The purpose of getting it into the manual was to encourage comments
and suggestions for improvements, and that's happened in a few cases.
Feel free to make suggestions.
> Im hope you will agree that for gpg, and encryption in general to
> flourish it's use must not be too obtuse, obscure, in use.
Yes.
> In the narrative flow of the beginnign chapters, i.e. 1-4, it does not help
> the reader to gloss over technical details too much.

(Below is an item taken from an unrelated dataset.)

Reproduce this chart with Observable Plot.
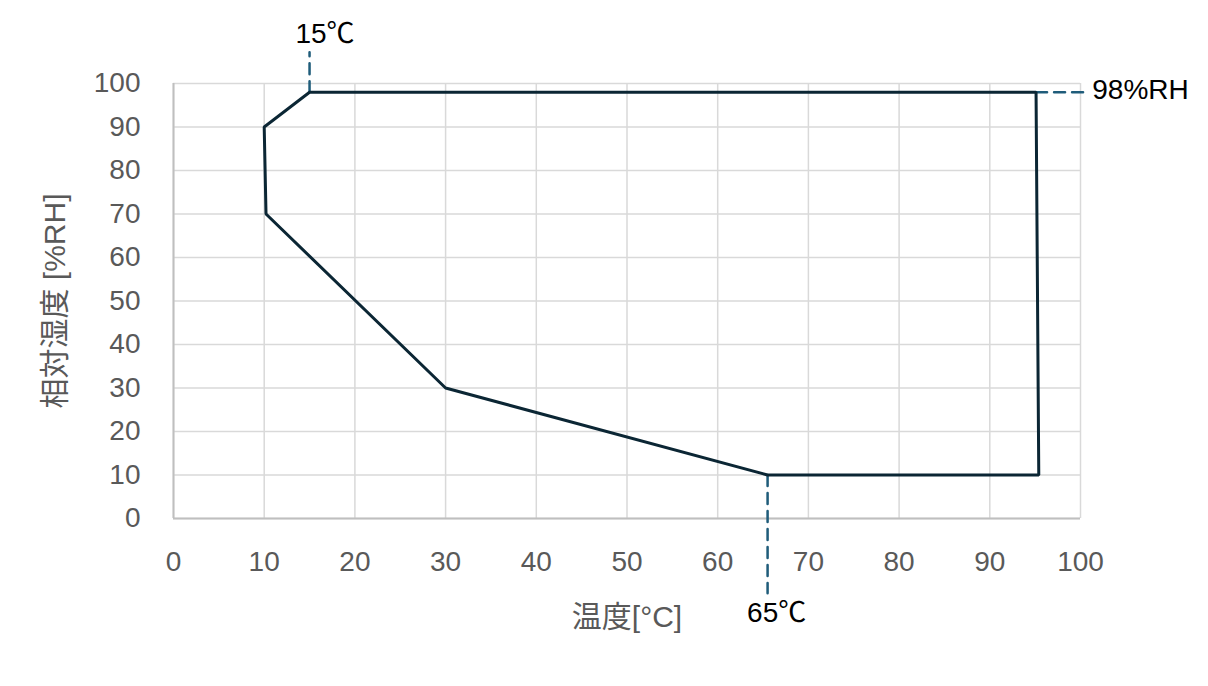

I disagree. The goal of the handbook is to empower users who are just
computer literate. The handbook is missing that target, though, and is
inadequate for for truly novice users.
I'm certain that providing more technical details is exactly the wrong
approach to take to reach the goal. Most PGP documentation is technology
oriented, and I've had to spend time with friends explaining things
at a higher level so they can see the "big picture" before going into
the details.
Fortunately, for the geeks, though, books like Zimmerman's PGP manual
and Schneier's "Applied Cryptography" fill in the details that the GPH
currently omits.
> I would feel
> much more empowered as a document-reading user to be told where to go
> to learn more about the internals [...]
> (geeks love references, annotation, and ultimately it is geeks of greater
> or lesser degree who convince and then help their less techno-headed
> friends to use nifty new technology).
Being helpful is healthy. My vision, though, is a manual that allows
users to be independent of the geek community.